**Objective**
From the data that follows, report how many lines hold the string "with", giving only the number.

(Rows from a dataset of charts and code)

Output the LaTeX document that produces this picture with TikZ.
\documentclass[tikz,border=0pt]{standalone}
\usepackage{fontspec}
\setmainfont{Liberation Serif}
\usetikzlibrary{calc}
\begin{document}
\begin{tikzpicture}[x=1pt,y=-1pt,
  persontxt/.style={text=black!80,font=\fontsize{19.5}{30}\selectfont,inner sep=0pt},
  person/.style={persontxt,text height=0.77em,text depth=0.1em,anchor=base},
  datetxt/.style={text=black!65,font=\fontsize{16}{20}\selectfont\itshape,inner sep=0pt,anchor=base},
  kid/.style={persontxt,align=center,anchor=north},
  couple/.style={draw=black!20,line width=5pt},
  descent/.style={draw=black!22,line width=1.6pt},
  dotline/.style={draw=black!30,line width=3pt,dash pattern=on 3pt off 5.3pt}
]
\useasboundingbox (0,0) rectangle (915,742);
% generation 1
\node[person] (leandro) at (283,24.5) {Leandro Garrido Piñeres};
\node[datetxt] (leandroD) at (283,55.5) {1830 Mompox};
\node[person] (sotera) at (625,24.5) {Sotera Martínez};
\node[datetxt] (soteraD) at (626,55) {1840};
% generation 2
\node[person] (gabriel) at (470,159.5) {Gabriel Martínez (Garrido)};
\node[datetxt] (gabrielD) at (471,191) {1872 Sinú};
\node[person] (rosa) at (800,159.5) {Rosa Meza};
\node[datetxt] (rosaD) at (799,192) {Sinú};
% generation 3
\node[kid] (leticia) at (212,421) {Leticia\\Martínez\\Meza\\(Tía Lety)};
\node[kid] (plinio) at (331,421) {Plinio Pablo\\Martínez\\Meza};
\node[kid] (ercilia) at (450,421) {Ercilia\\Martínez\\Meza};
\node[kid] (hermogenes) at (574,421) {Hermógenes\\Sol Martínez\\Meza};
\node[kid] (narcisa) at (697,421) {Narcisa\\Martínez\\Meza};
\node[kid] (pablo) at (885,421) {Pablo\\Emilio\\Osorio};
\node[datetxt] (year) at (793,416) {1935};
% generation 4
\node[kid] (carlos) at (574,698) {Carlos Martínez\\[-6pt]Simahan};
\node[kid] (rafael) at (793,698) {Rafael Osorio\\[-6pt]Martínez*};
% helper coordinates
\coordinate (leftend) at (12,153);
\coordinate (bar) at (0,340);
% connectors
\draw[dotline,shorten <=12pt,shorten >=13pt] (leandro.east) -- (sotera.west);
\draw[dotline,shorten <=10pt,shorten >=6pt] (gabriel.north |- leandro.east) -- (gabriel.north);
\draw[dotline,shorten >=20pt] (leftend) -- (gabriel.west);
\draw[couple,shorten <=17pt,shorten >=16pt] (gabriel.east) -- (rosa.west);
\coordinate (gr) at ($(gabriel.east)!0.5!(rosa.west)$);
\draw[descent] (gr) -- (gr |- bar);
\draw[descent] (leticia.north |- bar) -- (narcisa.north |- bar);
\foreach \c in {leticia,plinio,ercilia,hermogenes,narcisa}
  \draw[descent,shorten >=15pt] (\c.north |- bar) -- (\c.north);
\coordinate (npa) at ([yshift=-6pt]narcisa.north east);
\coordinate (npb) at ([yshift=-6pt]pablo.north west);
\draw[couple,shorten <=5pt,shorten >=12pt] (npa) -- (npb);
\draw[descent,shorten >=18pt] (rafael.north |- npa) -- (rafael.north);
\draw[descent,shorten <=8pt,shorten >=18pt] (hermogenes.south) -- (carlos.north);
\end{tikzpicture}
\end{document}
* * *
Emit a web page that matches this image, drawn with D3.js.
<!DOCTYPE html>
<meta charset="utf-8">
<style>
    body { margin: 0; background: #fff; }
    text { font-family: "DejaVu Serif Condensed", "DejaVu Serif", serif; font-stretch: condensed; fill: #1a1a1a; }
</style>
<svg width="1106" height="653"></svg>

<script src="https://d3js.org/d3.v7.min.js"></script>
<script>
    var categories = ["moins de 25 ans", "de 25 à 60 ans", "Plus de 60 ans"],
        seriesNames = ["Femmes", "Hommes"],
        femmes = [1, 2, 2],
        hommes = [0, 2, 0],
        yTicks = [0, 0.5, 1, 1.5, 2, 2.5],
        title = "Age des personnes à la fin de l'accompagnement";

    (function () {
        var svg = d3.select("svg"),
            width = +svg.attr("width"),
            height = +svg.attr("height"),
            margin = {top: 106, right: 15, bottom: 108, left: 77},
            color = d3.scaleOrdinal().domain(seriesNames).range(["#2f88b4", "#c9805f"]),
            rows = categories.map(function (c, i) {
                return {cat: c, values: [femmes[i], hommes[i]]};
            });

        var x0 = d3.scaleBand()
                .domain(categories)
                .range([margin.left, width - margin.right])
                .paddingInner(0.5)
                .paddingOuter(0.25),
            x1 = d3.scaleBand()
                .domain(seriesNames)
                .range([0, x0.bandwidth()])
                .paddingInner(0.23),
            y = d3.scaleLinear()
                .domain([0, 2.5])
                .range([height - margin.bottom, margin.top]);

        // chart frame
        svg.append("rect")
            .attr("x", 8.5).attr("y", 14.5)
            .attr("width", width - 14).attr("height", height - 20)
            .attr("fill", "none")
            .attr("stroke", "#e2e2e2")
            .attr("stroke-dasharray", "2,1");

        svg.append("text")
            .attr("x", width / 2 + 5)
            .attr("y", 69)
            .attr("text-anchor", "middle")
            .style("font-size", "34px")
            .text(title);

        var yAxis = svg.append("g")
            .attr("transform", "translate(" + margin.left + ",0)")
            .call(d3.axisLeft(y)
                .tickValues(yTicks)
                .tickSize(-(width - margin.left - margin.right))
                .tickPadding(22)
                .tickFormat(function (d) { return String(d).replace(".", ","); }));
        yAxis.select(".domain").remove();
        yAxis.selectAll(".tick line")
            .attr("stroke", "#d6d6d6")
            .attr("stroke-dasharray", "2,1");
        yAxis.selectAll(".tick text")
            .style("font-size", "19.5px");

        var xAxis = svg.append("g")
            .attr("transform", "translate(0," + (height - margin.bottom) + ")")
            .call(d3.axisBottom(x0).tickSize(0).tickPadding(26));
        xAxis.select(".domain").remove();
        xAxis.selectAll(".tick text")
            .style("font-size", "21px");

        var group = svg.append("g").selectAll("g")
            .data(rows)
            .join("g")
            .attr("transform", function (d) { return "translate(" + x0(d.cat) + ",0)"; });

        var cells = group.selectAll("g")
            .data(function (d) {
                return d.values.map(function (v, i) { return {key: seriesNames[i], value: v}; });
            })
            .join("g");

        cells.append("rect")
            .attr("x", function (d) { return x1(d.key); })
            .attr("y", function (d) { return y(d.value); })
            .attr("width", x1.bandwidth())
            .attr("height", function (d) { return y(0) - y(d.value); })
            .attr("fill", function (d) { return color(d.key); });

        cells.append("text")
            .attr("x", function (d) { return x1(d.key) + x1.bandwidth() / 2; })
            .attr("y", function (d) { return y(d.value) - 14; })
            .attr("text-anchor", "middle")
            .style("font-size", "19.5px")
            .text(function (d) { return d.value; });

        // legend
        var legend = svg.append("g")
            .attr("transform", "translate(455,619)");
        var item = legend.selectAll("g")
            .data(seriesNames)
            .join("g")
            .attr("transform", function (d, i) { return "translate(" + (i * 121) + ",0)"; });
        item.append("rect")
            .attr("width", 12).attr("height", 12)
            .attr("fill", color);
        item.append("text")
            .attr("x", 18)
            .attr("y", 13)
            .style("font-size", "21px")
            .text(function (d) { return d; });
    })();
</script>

**Written answer**
2